At West Virginia University, we are not waiting for the next tragic death, arrest or headline-grabbing incident to prompt our action. When it comes to student misconduct in our fraternities and sororities, the time to act is now.
At this critical moment, our leadership team has two choices before it. One is the path that many of our peers have chosen: Shutting down fraternity and sorority life. The other is working together as partners — the University, students, alumni and our national leaderships — to create real change.
We want to pursue the second path — but we can only do so if each of us commits to transforming our fraternity and sorority culture and to holding each other accountable. Last evening, we met with student leaders from our Fraternity and Sorority Life communities to discuss immediate actions, as well as form long-term strategies for change. I was pleased to see our students accept this opportunity with thoughtful dialogue and a commitment to be accountable to each other and to the University.

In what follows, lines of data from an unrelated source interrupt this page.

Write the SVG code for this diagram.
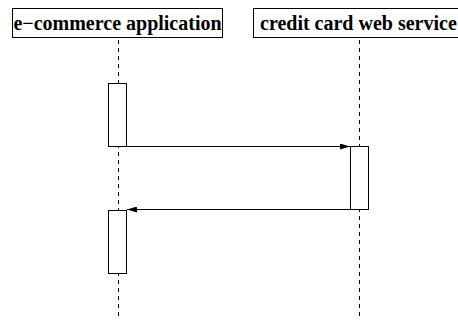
<svg xmlns="http://www.w3.org/2000/svg" width="458" height="320" viewBox="0 0 458 320">
  <style>
    .box { fill: #ffffff; stroke: #000000; stroke-width: 1; }
    .label { font-family: "Liberation Serif", "Times New Roman", serif; font-weight: bold; font-size: 20px; fill: #000000; }
    .life { stroke: #000000; stroke-width: 1; stroke-dasharray: 4 4; fill: none; }
    .msg { stroke: #000000; stroke-width: 1; fill: none; }
  </style>
  <defs>
    <marker id="head" viewBox="0 0 10 6" refX="10" refY="3" markerWidth="10" markerHeight="6" markerUnits="userSpaceOnUse" orient="auto">
      <path d="M0,0 L10,3 L0,6 Z" fill="#000000"/>
    </marker>
  </defs>
  <rect width="458" height="320" fill="#ffffff"/>

  <!-- lifeline: e-commerce application -->
  <g id="ecommerce">
    <rect class="box" x="12.5" y="8.5" width="210" height="29"/>
    <text class="label" x="117.5" y="29.5" text-anchor="middle">e−commerce application</text>
    <line class="life" x1="118.5" y1="40" x2="118.5" y2="320"/>
    <rect class="box" x="108.5" y="83.5" width="18" height="63"/>
    <rect class="box" x="108.5" y="210.5" width="18" height="63"/>
  </g>

  <!-- lifeline: credit card web service -->
  <g id="creditcard">
    <rect class="box" x="253.5" y="8.5" width="210" height="29"/>
    <text class="label" x="260" y="29.5">credit card web service</text>
    <line class="life" x1="359.5" y1="40" x2="359.5" y2="320"/>
    <rect class="box" x="350.5" y="146.5" width="18" height="63"/>
  </g>

  <!-- request and reply messages -->
  <g id="connectors">
    <line class="msg" x1="127" y1="146.5" x2="350" y2="146.5" marker-end="url(#head)"/>
    <line class="msg" x1="350" y1="209.5" x2="127" y2="209.5" marker-end="url(#head)"/>
  </g>
</svg>
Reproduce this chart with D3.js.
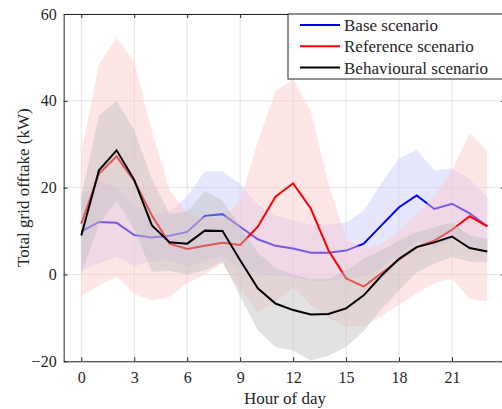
<!DOCTYPE html>
<html>
<head>
<meta charset="utf-8">
<script src="https://cdn.jsdelivr.net/npm/d3@7"></script>
<style>
  body { margin: 0; background: #fff; }
  text { font-family: "Liberation Serif", "Times New Roman", serif; fill: #262626; }
</style>
</head>
<body>
<svg></svg>
<script>
// Chart values
const hours = [0, 1, 2, 3, 4, 5, 6, 7, 8, 9, 10, 11, 12, 13, 14, 15, 16, 17, 18, 19, 20, 21, 22, 23];

const baseMean = [9.9, 12.1, 11.9, 9.1, 8.5, 8.9, 9.8, 13.5, 13.9, 11, 8.1, 6.6, 6, 5, 5, 5.5, 7.1, 11.3, 15.5, 18.2, 15.1, 16.3, 14.1, 11.1];
const baseUpper = [18, 21.6, 20, 16, 14, 14.5, 18, 23.8, 23.8, 20.9, 16, 13.5, 12.5, 11.5, 11.5, 12, 14.7, 21, 26.7, 28.7, 24, 24.4, 22, 17.8];
const baseLower = [1, 2.6, 4, 2, 3, 3.3, 1.6, 3.2, 4, 1.1, 0.2, -0.3, -0.5, -1.5, -1.5, -1, -0.5, 1.6, 4.3, 7.7, 6.2, 8.2, 6.2, 4.4];

const refMean = [11.7, 23.2, 27.2, 21.5, 13.6, 7.1, 5.9, 6.6, 7.3, 6.8, 11, 17.9, 21, 15.2, 5.6, -0.9, -2.8, 0.3, 3.4, 6.3, 7.8, 10.3, 13.4, 11.1];
const refUpper = [28, 48.4, 54.5, 49, 33, 19.5, 14, 13, 13, 17, 30.7, 42.2, 45, 37.6, 21, 8, 6, 7, 10, 14, 18, 24, 32.6, 28.4];
const refLower = [-5, -2.5, -0.5, -4.5, -6, -5.2, -2, 0, 2.5, -3.4, -8.7, -6.4, -3, -7, -10, -12, -12, -9.5, -7, -4.4, -2, -1, -5.6, -6.2];

const behMean = [9, 24, 28.6, 21.8, 11.3, 7.4, 7.1, 10.1, 10, 3.3, -3.2, -6.7, -8.2, -9.2, -9.1, -7.8, -4.8, -0.3, 3.6, 6.3, 7.4, 8.75, 6.1, 5.3];
const behUpper = [18, 36.6, 40, 33.2, 22, 14, 14.5, 19.3, 17, 11, 5, 1.5, 0, -1, -1, 1, 3.7, 5.5, 7.8, 9.7, 10.9, 12, 9, 8.2];
const behLower = [0, 11.4, 17, 10.4, 0.6, 0.8, 0, 1, 3, -5, -12.9, -16.7, -17.5, -19.8, -18.7, -16.7, -13, -8, -3.7, 0.5, 2.5, 4, 3, 2.8];

const xTicks = [0, 3, 6, 9, 12, 15, 18, 21];
const yTicks = [-20, 0, 20, 40, 60];
const legendLabels = ["Base scenario", "Reference scenario", "Behavioural scenario"];
const lineColors = ["#0000ff", "#ff0000", "#000000"];

const width = 502;
const height = 409;

const svg = d3.select("svg").attr("width", width).attr("height", height);

// Scales: hour 0 sits just right of the left frame, the frame runs -1..24
const x = d3.scaleLinear().domain([-1, 24]).range([63.65, 504.95]);
const y = d3.scaleLinear().domain([-20, 60]).range([361.3, 14]);

// Grid
svg.append("g")
  .selectAll("line")
  .data(xTicks)
  .join("line")
  .attr("x1", (d) => x(d))
  .attr("x2", (d) => x(d))
  .attr("y1", y(60))
  .attr("y2", y(-20))
  .attr("stroke", "#e4e4e4");

svg.append("g")
  .selectAll("line")
  .data(yTicks)
  .join("line")
  .attr("x1", x(-1))
  .attr("x2", x(24))
  .attr("y1", (d) => y(d))
  .attr("y2", (d) => y(d))
  .attr("stroke", "#e4e4e4");

// Builders for lines and bands
const line = (vals) =>
  d3.line().x((d, i) => x(hours[i])).y((d) => y(d))(vals);

const band = (upper, lower) =>
  d3.area()
    .x((d, i) => x(hours[i]))
    .y0((d, i) => y(lower[i]))
    .y1((d) => y(d))(upper);

const plot = svg.append("g");

// Drawing order matters for how the translucent bands tint the lines
plot.append("path")
  .attr("d", band(baseUpper, baseLower))
  .attr("fill", "rgb(200,200,255)")
  .attr("fill-opacity", 0.45);

plot.append("path")
  .attr("d", line(baseMean))
  .attr("fill", "none")
  .attr("stroke", lineColors[0])
  .attr("stroke-width", 2);

plot.append("path")
  .attr("d", band(refUpper, refLower))
  .attr("fill", "rgb(255,200,200)")
  .attr("fill-opacity", 0.45);

plot.append("path")
  .attr("d", line(refMean))
  .attr("fill", "none")
  .attr("stroke", lineColors[1])
  .attr("stroke-width", 2);

plot.append("path")
  .attr("d", band(behUpper, behLower))
  .attr("fill", "rgb(190,190,190)")
  .attr("fill-opacity", 0.45);

plot.append("path")
  .attr("d", line(behMean))
  .attr("fill", "none")
  .attr("stroke", lineColors[2])
  .attr("stroke-width", 2);

// Axes (ticks point inward, box on)
const axisColor = "#262626";

const xAxis = svg.append("g")
  .attr("transform", `translate(0,${y(-20)})`)
  .call(d3.axisBottom(x).tickValues(xTicks).tickSizeInner(-4).tickSizeOuter(0).tickPadding(10));

const yAxis = svg.append("g")
  .attr("transform", `translate(${x(-1)},0)`)
  .call(d3.axisLeft(y).tickValues(yTicks).tickSizeInner(-4).tickSizeOuter(0).tickPadding(7));

svg.append("g")
  .attr("transform", `translate(0,${y(60)})`)
  .call(d3.axisTop(x).tickValues(xTicks).tickSizeInner(-4).tickSizeOuter(0).tickFormat(""));

svg.append("g")
  .attr("transform", `translate(${x(24)},0)`)
  .call(d3.axisRight(y).tickValues(yTicks).tickSizeInner(-4).tickSizeOuter(0).tickFormat(""));

svg.selectAll(".domain").attr("stroke", axisColor);
svg.selectAll(".tick line").attr("stroke", axisColor);
svg.selectAll(".tick text")
  .style("font-family", "'Liberation Serif', 'Times New Roman', serif")
  .style("font-size", "16px")
  .attr("fill", axisColor);

// Axis titles
svg.append("text")
  .attr("x", 285)
  .attr("y", 404)
  .attr("text-anchor", "middle")
  .style("font-size", "17px")
  .text("Hour of day");

svg.append("text")
  .attr("transform", `translate(29, ${y(20)}) rotate(-90)`)
  .attr("text-anchor", "middle")
  .style("font-size", "17px")
  .text("Total grid offtake (kW)");

// Legend
const legend = svg.append("g").attr("transform", "translate(288,14)");

legend.append("rect")
  .attr("width", 216)
  .attr("height", 65)
  .attr("fill", "#fff")
  .attr("stroke", axisColor)
  .attr("stroke-width", 1);

const rows = legend.selectAll("g.row")
  .data(legendLabels)
  .join("g")
  .attr("class", "row")
  .attr("transform", (d, i) => `translate(0,${11 + i * 21.3})`);

rows.append("line")
  .attr("x1", 12)
  .attr("x2", 52)
  .attr("stroke", (d, i) => lineColors[i])
  .attr("stroke-width", 2);

rows.append("text")
  .attr("x", 56)
  .attr("dy", "0.35em")
  .style("font-size", "17px")
  .text((d) => d);
</script>
</body>
</html>
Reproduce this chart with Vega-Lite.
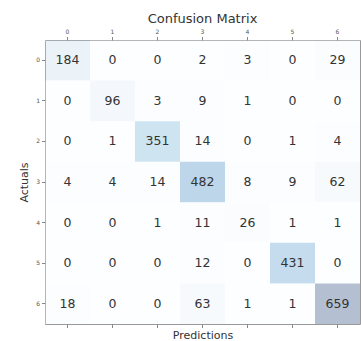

Change is never easy, but it is amazingly effective when pursued with a shared sense of urgency and purpose.
Following a tragic student death in 2014, we have had great success in changing our overall student culture to emphasize working smart and playing smart. The result has been a rise in student academic qualifications. Last fall, for example, on our Morgantown campus we welcomed our biggest class of Honors College freshmen ever, as well as our largest overall freshman class, with the highest-ever GPA.
As someone who has worked closely with college students for nearly four decades, I know that today's students can lead the way in solving their own biggest problem — reining in the small number of students whose increasingly negative behavior is damaging the reputation and credibility of all.
To make this happen, fraternity and sorority alumni and national chapters of fraternities and sororities must step up to combat behavior that flouts their organizations' values. Fraternity and sorority student leadership must step up to enforce rules about alcohol use and member behavior, and to reinforce that discrimination and intolerance are unacceptable in our diverse learning community. And University leaders must step up to find long-term solutions that will improve the student living and learning experience.
Together, we can change the national conversation and show that fraternity and sorority communities can attract attention for academic success, philanthropy, friendliness and inclusivity, and positive mentorship opportunities.
I have faith in our students, in our alumni and in the entire University family. Together, we must ensure that West Virginia University makes news for the right reasons. And we can ensure that our students leave campus with bright prospects, lifelong friendships and treasured memories rather than regrets.